Boots man accucheck's wha I use


----------



## C.Hill (Nov 21, 2010)

Also, what does your diet löok like? So far all ive got is Eggs, bacon, turkey, chicken, steak, beef, pork,cheese, whey, almonds, veg. Anything else to add?


----------



## C.Hill (Nov 21, 2010)

MXD said:


> Boots man accucheck's wha I use


Cushty cheers mate


----------



## MXD (Jan 23, 2008)

40 min cardio

8:00 250g steak mince + spianch

11:00 am 6g butter 10g evoi 220g white fish, brocoli

1:00 pm train pre 20g aminos 20g reloaded

after weights

40mins cardio

3:00 1 tin tuna 1 tin mackrel in brine

5:00 pm 5 whole eggs 5 whites

8:00 pm 225 chiken breast 25g coconut oil fried and broccoli 5g cla

11:00 pm - 250g steak mince baby spinach fried in remainder fat

EDIT Thats 300p/150fat***

You could do better than this a lot better by including salmon/trout and variation in meat types. More nuts and berries etc just hard for me on a budget atm.


----------



## C.Hill (Nov 21, 2010)

150g carbs would mean your not in a state of ketosis? Or am i missing something? I too am on a budget, thank tescos for bags of frozen mince, get through loads of it haha. And are blueberries ok too eat on keto or will the natural sugars be to much? Only asking as ive read you cant eat carrots/ onions/peppers etc. Thanks again, bloödy good diet!


----------



## Slayer_666 (Feb 7, 2009)

MXD said:


> 40 min cardio
> 
> 8:00 250g steak mince + spianch
> 
> ...


Doesn't look like 150g carbs, have you calculated that right?


----------



## Glassback (Jun 18, 2010)

MXD my man, take some progress pics you're going to look awesome after this. I start Monday but have fat to lose! you don't.... so will be interesting results bro.


----------



## MXD (Jan 23, 2008)

Mate sorry I cnp'd an old diet and updated it without changing macros lol! Corrected.


----------



## MXD (Jan 23, 2008)

Glassback said:


> MXD my man, take some progress pics you're going to look awesome after this. I start Monday but have fat to lose! you don't.... so will be interesting results bro.
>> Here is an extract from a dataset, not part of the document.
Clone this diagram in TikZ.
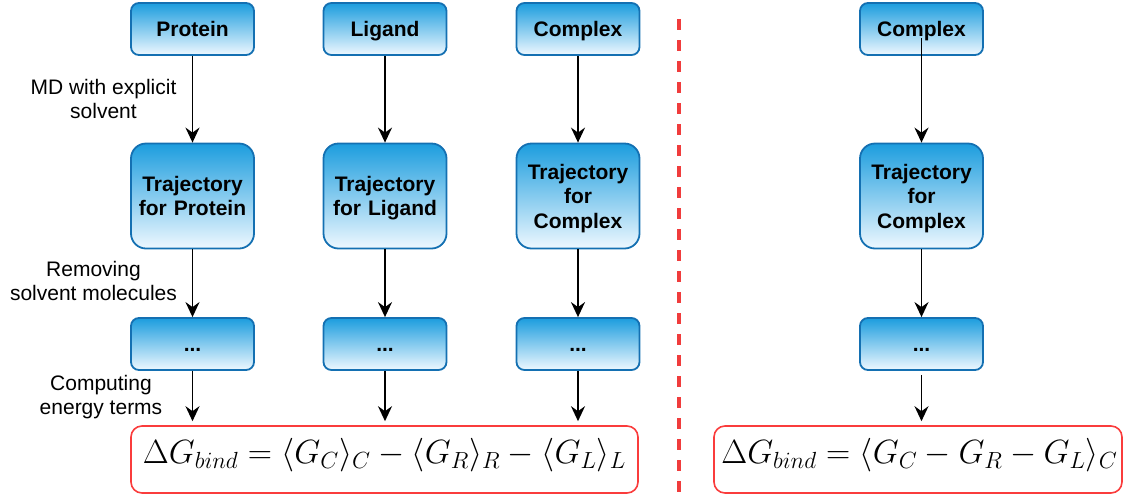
\documentclass[tikz,border=0pt]{standalone}
\usepackage[no-math]{fontspec}
\setmainfont{Liberation Sans}
\usetikzlibrary{arrows.meta}

\definecolor{boxtop}{RGB}{28,157,222}
\definecolor{boxbot}{RGB}{238,248,255}
\definecolor{boxline}{RGB}{20,112,178}
\definecolor{resline}{RGB}{250,60,60}
\definecolor{divline}{RGB}{240,60,60}

\begin{document}
\begin{tikzpicture}[x=1pt,y=-1pt,
  stage/.style={rectangle, rounded corners=8pt, draw=boxline, line width=1.8pt,
    top color=boxtop, bottom color=boxbot, minimum width=123pt, minimum height=52pt,
    inner sep=2pt, align=center, text width=118pt,
    font=\fontsize{21}{24.5}\selectfont\bfseries},
  oneline/.style={stage, text height=15pt, text depth=0pt},
  trajbox/.style={stage, rounded corners=15pt, minimum height=105pt},
  result/.style={rectangle, rounded corners=11pt, draw=resline, line width=1.6pt,
    minimum height=67pt, inner sep=0pt},
  note/.style={align=center, font=\fontsize{21}{24}\selectfont},
  arr/.style={-{Stealth[length=15pt,width=14pt,inset=5pt]}, line width=1.9pt, black},
  formula/.style={font=\fontsize{25}{30}\selectfont}
]
\useasboundingbox (0,0) rectangle (1124,496);

% input structures
\node[oneline] (p1) at (192.5,29) {Protein};
\node[oneline] (p2) at (385,29) {Ligand};
\node[oneline] (p3) at (578,29) {Complex};
\node[oneline] (p4) at (921.5,29) {Complex};

% MD trajectories (last line smashed so descenders do not shift the block)
\node[trajbox] (t1) at (192.5,196) {Trajectory\\\smash{for Protein}};
\node[trajbox] (t2) at (385,196) {Trajectory\\\smash{for Ligand}};
\node[trajbox] (t3) at (578,196) {Trajectory\\for\\\smash{Complex}};
\node[trajbox] (t4) at (921.5,196) {Trajectory\\for\\\smash{Complex}};

% stripped trajectories
\node[oneline] (d1) at (192.5,344) {...};
\node[oneline] (d2) at (385,344) {...};
\node[oneline] (d3) at (578,344) {...};
\node[oneline] (d4) at (921.5,344) {...};

% binding free energy expressions
\node[result, minimum width=507pt] (f1) at (384.5,459.5) {};
\node[formula] (e1) at (384.5,455.5)
  {\scalebox{1.35}{$\Delta G_{bind} = \langle G_C\rangle_C - \langle G_R\rangle_R - \langle G_L\rangle_L$}};
\node[result, minimum width=408pt] (f2) at (918,459.5) {};
\node[formula] (e2) at (919.5,455.5)
  {\scalebox{1.35}{$\Delta G_{bind} = \langle G_C - G_R - G_L\rangle_C$}};

% step labels
\node[note] (l1) at (103.5,99) {MD with explicit\\solvent};
\node[note] (l2) at (93.5,281) {Removing\\solvent molecules};
\node[note] (l3) at (101,397) {Computing\\energy terms};

% connectors
\foreach \i in {1,2,3} {
  \draw[arr] (p\i) -- (t\i);
}
\draw[arr] ([yshift=-9pt]p4.center) -- (t4);
\foreach \i in {1,2,3,4} {
  \draw[arr] (t\i) -- (d\i);
}
\foreach \i in {1,2,3} {
  \draw[arr, shorten >=4pt] (d\i.south) -- (d\i.south |- f1.north);
}
\draw[arr, shorten <=4pt, shorten >=4pt] (d4.south) -- (d4.south |- f2.north);

% divider between the two schemes
\coordinate (s1) at (679,19);
\coordinate (s2) at (679,492);
\draw[divline, line width=3.5pt, dash pattern=on 11pt off 10pt] (s1) -- (s2);
\end{tikzpicture}
\end{document}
Lol I have about a stone to drop bro


----------



## IrishRaver (Feb 4, 2010)

MXD said:


> Lol I have about a stone to drop bro


The shoulder detail in your avi is outstanding mate, love it. How much can you OHP (front & rear)?


----------



## MXD (Jan 23, 2008)

Thanks man  My delts are shockingly weak bro, they just have a good shape.

Typically I db press 40's for 3 sets of 10 or so. I don't do barbell press to front or rear. I use to but I had weaker rotator cuffs at the time so axed them.

If I do front press it usually 60/70kg working weight. Just controlled neg's.

Side and rear raises are where its at imo 

Just make sure on side raises your palm is all ways horizontal with your shoulder girdle, you elbows are bent 30/40 deg and when you raise you come out at 10 and 2 not directly to the sides. You have to come forward abit.


----------



## C.Hill (Nov 21, 2010)

40's 3x10? Yer sounds really weak lol


----------



## MXD (Jan 23, 2008)

Lol that is weak mate seeing as I bench 140 *10 ..


----------



## C.Hill (Nov 21, 2010)

Fair enough mate, if u say so. I agree with you about side and rear raises for delt development, helps them 'pop' out better imo.


----------